New Delhi, December 2, 2017

The judgment, issued by an Allahabad HC Bench, will have ramifications on all revenue sharing arrangements, say experts

The indirect tax appellate tribunal has ruled that there is no service tax liability on payments based on revenue sharing arrangements.

In a recent order, the Customs, Excise and Service Tax Appellate Tribunal (CESTAT) has held that service tax can not be imposed on the amount paid by theatre owner PVS Multiplex India to film distributor Mukta Movie.

The judgment, issued by an Allahabad HC Bench, will have ramifications on all revenue sharing arrangements, say experts. Though the case relates to the period between 2009-10 and 2012-13, it will have a bearing on similar arrangements in the GST regime, they say.

The case involved payments of Rs 72,44,110 by PVS Multiplex to Mukta Movie during 2009-10 to 2012-13. The income tax officer in Meerut allowed  Rs 4,72,646 as deduction towards repair and maintenance of air conditioners and asked PVS Multiplex to pay tax on the remaining Rs 65,26,216.

The company filed an appeal in the CESTAT against this. It contended that no service tax could be charged on the payment to the distributor as the screening of films had been undertaken by the appellant on a revenue sharing basis.
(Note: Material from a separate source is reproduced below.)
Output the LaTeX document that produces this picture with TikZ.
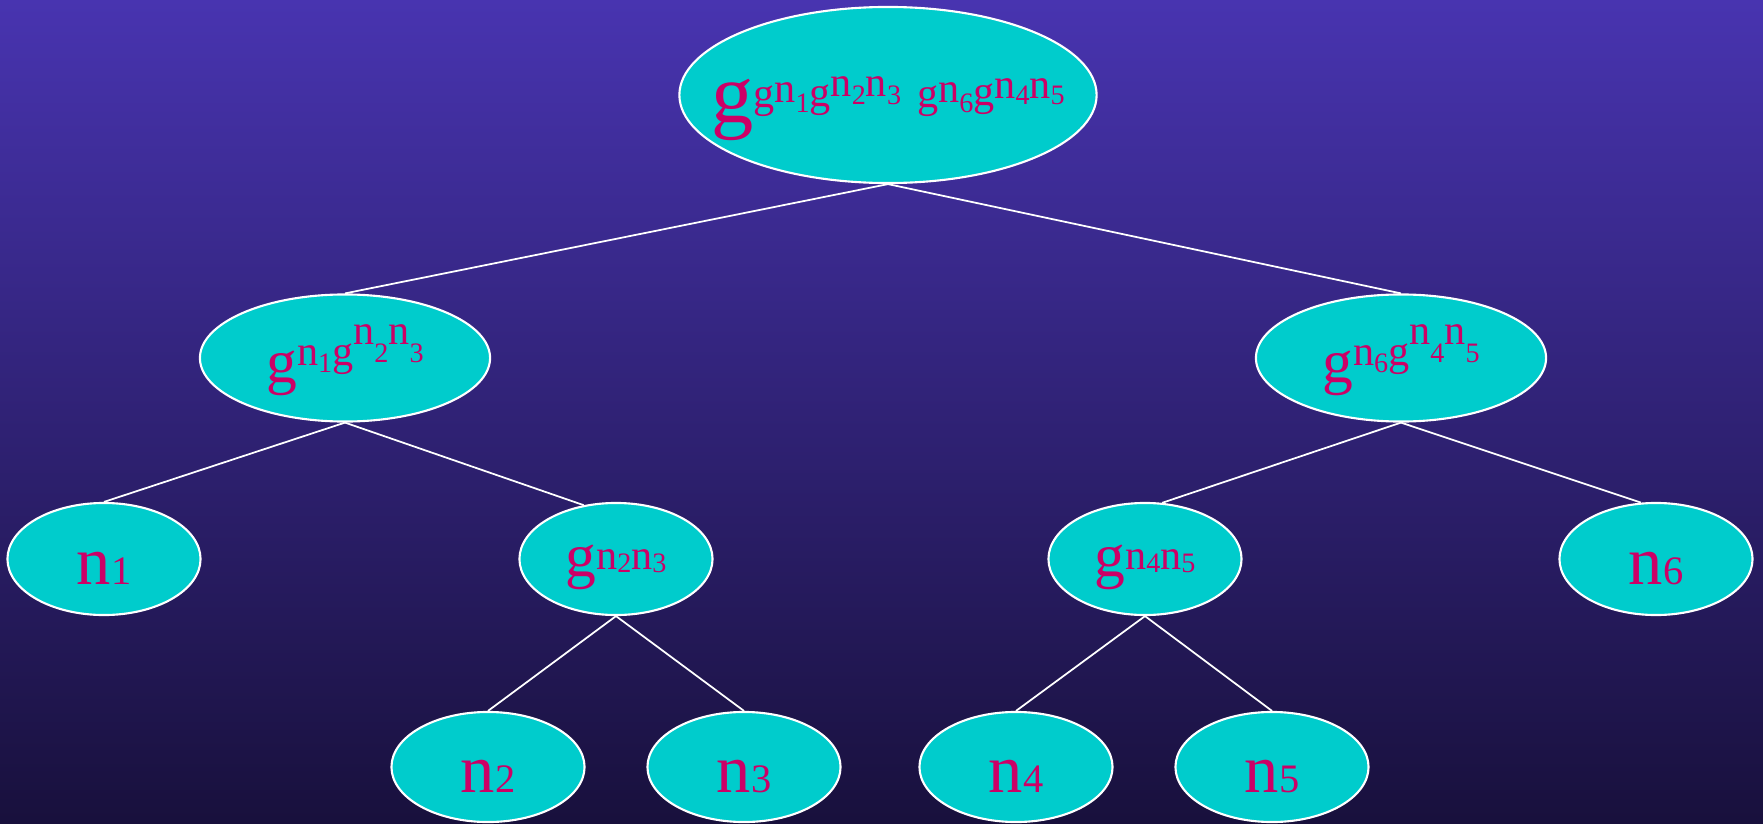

In terms of the arrangement between the film distributor and the theatre owner, after temporary transfer of copyrights, the movies were exhibited by the appellant, it argued. PVS Multiplex also argued that service tax, if any, was payable by the distributor of the film.

CESTAT said since there was no dispute over the fact that the appellant had been screening films in its multiplex on a revenue sharing basis, it was not liable to pay service tax for payments to distributors.

The issue does not relate to entertainment tax on tickets but payments made to distributors by the theatre owner.

Abhishek A Rastogi of law firm Khaitan & Co says the issue is important for many other fields and not just the screening of films. The judgment will provide clarity on any venture where two players come together to provide services, contributing different aspects of the services, and sharing revenue in a pre-determined ratio.

He says, for instance, taxi services where one player provides the car and the other his driving services and fuel cost, will also get relief from this judgment. While tax will be paid on the fare charged from the customer, it will not be charged on payments by the driver to the owner of the taxi after deducting his dues.

As such, the matter is relevant to the GST regime as well, even though the issue is not addressed in the GST laws or rules, he says.